Exercise brief:
Locate the word "with" in the data below, then copy every line that holds it.

* begin *

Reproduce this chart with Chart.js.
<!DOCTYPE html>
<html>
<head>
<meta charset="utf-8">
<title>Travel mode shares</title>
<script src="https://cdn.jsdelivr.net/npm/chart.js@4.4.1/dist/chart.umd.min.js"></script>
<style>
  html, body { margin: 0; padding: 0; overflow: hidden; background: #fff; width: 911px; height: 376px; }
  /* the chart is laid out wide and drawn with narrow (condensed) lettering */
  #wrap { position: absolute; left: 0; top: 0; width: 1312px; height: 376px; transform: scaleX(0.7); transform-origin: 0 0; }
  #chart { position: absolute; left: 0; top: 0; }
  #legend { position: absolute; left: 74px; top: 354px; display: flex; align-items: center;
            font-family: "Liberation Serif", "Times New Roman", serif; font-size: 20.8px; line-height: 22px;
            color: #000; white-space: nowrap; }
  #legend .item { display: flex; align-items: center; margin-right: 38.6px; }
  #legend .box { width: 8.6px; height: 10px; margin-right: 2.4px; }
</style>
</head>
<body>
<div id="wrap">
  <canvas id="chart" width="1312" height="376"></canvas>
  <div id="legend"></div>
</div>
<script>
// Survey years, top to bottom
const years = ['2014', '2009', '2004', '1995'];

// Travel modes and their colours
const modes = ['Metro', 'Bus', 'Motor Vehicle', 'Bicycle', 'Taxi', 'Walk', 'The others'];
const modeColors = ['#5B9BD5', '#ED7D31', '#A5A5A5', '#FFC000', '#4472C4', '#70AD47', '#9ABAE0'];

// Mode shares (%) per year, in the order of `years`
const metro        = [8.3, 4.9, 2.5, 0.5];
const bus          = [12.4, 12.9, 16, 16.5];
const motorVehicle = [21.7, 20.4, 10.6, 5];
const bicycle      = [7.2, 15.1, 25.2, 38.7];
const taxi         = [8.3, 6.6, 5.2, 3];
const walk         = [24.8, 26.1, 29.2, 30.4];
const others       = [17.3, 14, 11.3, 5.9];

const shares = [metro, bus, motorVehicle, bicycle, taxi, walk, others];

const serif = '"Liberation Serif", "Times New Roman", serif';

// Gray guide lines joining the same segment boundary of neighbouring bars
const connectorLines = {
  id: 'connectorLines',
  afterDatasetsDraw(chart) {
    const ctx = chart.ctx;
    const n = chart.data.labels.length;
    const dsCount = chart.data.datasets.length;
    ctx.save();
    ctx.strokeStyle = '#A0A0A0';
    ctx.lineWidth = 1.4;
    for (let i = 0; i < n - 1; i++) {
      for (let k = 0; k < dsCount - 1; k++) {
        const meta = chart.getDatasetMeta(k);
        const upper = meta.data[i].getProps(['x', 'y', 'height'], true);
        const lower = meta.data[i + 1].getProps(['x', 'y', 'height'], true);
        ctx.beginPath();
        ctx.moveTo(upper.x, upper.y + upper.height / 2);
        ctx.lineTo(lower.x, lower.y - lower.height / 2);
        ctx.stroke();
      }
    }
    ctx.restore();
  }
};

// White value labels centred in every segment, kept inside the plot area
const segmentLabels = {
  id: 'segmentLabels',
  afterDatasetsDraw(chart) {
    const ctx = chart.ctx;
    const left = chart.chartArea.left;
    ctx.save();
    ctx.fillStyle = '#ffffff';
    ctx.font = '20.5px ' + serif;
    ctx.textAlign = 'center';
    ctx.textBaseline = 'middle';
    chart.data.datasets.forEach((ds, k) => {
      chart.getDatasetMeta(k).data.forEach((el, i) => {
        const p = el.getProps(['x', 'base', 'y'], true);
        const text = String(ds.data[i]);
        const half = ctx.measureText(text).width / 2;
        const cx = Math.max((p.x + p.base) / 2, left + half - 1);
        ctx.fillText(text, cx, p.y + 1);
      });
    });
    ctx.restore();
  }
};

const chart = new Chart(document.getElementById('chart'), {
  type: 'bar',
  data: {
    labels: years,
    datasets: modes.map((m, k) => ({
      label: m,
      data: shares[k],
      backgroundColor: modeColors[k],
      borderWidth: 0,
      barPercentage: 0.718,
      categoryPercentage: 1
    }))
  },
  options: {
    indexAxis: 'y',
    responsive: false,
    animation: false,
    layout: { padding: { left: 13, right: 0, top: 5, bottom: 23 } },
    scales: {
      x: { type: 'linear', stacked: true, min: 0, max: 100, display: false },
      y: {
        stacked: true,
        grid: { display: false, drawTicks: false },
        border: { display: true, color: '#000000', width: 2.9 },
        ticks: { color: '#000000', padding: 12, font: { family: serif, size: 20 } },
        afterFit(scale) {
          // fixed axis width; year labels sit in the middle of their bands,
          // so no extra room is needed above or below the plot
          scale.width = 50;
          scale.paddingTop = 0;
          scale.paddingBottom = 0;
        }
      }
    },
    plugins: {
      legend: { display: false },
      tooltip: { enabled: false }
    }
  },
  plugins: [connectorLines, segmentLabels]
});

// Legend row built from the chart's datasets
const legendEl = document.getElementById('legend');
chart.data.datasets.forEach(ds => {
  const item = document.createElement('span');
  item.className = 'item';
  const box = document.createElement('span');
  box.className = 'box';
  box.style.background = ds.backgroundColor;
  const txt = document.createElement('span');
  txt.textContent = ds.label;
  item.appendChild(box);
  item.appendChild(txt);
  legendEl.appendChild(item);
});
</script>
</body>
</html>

* end *

Answer to the problem:
Reproduce this chart with Chart.js.
  /* the chart is laid out wide and drawn with narrow (condensed) lettering */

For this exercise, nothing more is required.